What voting patterns apply in Saudi board decisions and what are a member's individual voting rights?

Five voting patterns apply depending on the decision type. Simple majority of half plus one of votes cast is the most common and applies to regular decisions. Reinforced majority of two-thirds or three-quarters is used for major strategic decisions, articles of association changes, mergers and acquisitions, and decisions specified in the company's articles. Consensus requiring all members to agree delivers the strongest executive force and collective commitment but is difficult to achieve in complex matters and risks becoming passive compliance rather than genuine agreement. Secret voting is rare in boards and reserved for exceptional cases such as electing the chairman or decisions about specific individuals. Open voting is the default in boards, providing transparency, accountability, and clear documentation of each member's position. Each member holds three individual rights regardless of voting pattern. The right to abstain which counts neither as approval nor rejection and provides partial protection from implementation responsibility. The right to dissent which is recorded in the minutes with the dissenting member's name and protects them from liability for the decision's consequences while not preventing implementation. The right to request detailed objection recording where the member's reasons, alternative proposals, and implementation concerns are formally entered in the minutes — this is the most important legal protection available to a dissenting member.

What are resolutions by circulation in Saudi Arabia and when should they be used?

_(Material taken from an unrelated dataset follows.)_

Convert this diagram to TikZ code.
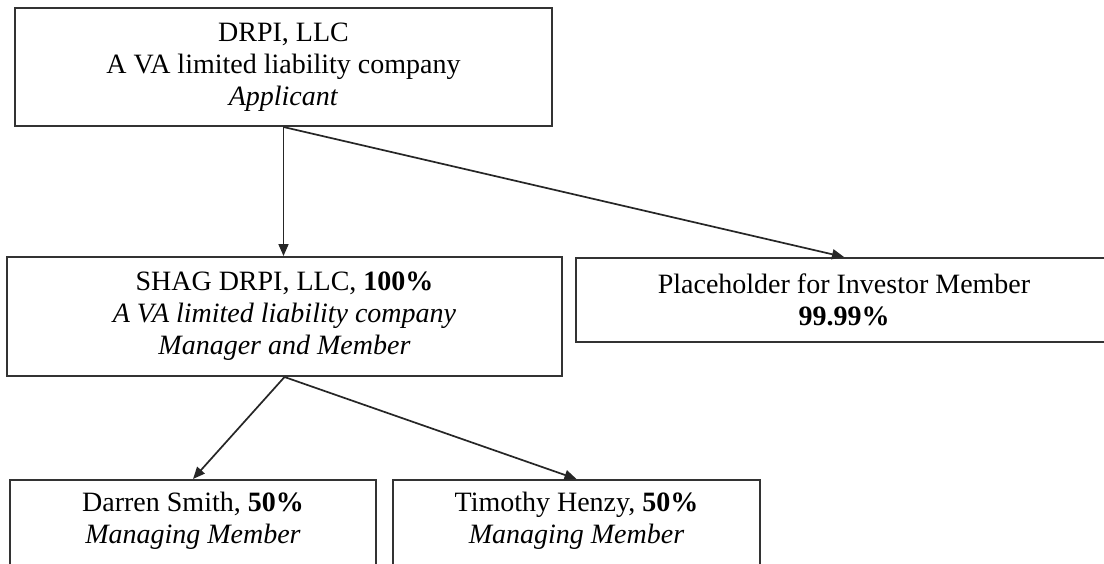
\documentclass[tikz,border=0pt]{standalone}
\usepackage{fontspec}
\setmainfont{Liberation Serif}
\usetikzlibrary{arrows.meta}
\tikzset{
  entity/.style={draw=black!80, line width=2pt, inner sep=0pt, align=center,
    font=\fontsize{28}{32}\selectfont},
  link/.style={draw=black!85, line width=1.7pt, -{Triangle[length=12pt,width=10pt]}}
}
\begin{document}
\begin{tikzpicture}[x=1pt,y=-1pt]
\useasboundingbox (0,0) rectangle (1104,563);
\clip (0,0) rectangle (1104,563);
\fill[white] (0,0) rectangle (1104,563);
\node[entity, minimum width=537pt, minimum height=118pt] (drpi) at (283.5,67)
  {DRPI, LLC\\A VA limited liability company\\\textit{Applicant}};
\node[entity, minimum width=555pt, minimum height=119pt] (shag) at (284.5,316.5)
  {SHAG DRPI, LLC, \textbf{100\%}\\\textit{A VA limited liability company}\\\textit{Manager and Member}};
\node[entity, minimum width=536pt, minimum height=84pt] (place) at (844,300)
  {Placeholder for Investor Member\\\textbf{99.99\%}};
\node[entity, minimum width=366pt, minimum height=118pt] (darren) at (193,539)
  {Darren Smith, \textbf{50\%}\\\textit{Managing Member}\\\strut};
\node[entity, minimum width=367pt, minimum height=118pt] (tim) at (576.5,539)
  {Timothy Henzy, \textbf{50\%}\\\textit{Managing Member}\\\strut};
\draw[link] (drpi.south) -- (drpi.south |- shag.north);
\draw[link] (drpi.south) -- (place.north);
\draw[link] (shag.south) -- (darren.north);
\draw[link] (shag.south) -- (tim.north);
\end{tikzpicture}
\end{document}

Resolutions by circulation are decisions made without convening an actual meeting by passing a decision document among board members for individual signature. They are permitted in the Saudi system when the articles of association provide for them or do not expressly prohibit them, unanimity of all member signatures is typically required, the resolution is fully documented like any board decision, and it is formally recognized and recorded in the next regular meeting's minutes. Four conditions must be met before using this mechanism: the topic must be clear enough to require no substantive discussion, the matter must be sufficiently urgent to justify not waiting for a scheduled meeting, all members must be able to give informed consent without needing to exchange views, and the decision type must not fall within categories excluded from circulation such as approving financial statements, major acquisitions, appointing the CEO, or issuing shares — all of which require the deliberation, questions, and collective engagement that only a meeting provides. Appropriate uses include approving a previous meeting's minutes, appointing a temporary member to fill a sudden vacancy, or approving a routine contract within existing authorities when urgency is genuine. After collecting signatures the decision must be disclosed to Tadawul if it qualifies as a material decision under CMA definitions.

References and Sources

  • Saudi Companies Law (Royal Decree M/132).
  • Corporate Governance Regulations issued by the Capital Market Authority.
  • Implementing Regulations of the Companies Law for Listed Joint-Stock Companies.
  • OECD Principles of Corporate Governance — Board Decision Making.
  • ICGN Global Governance Principles — Board Practices.
  • Harvard Business Review — Making Strategic Decisions on Boards.
  • Cambridge University Press — Corporate Decision-Making Models.
  • Chartered Governance Institute — Board Resolutions and Decisions.
  • Deloitte — Board Decision Effectiveness.
  • McKinsey — How Boards Can Make Better Decisions.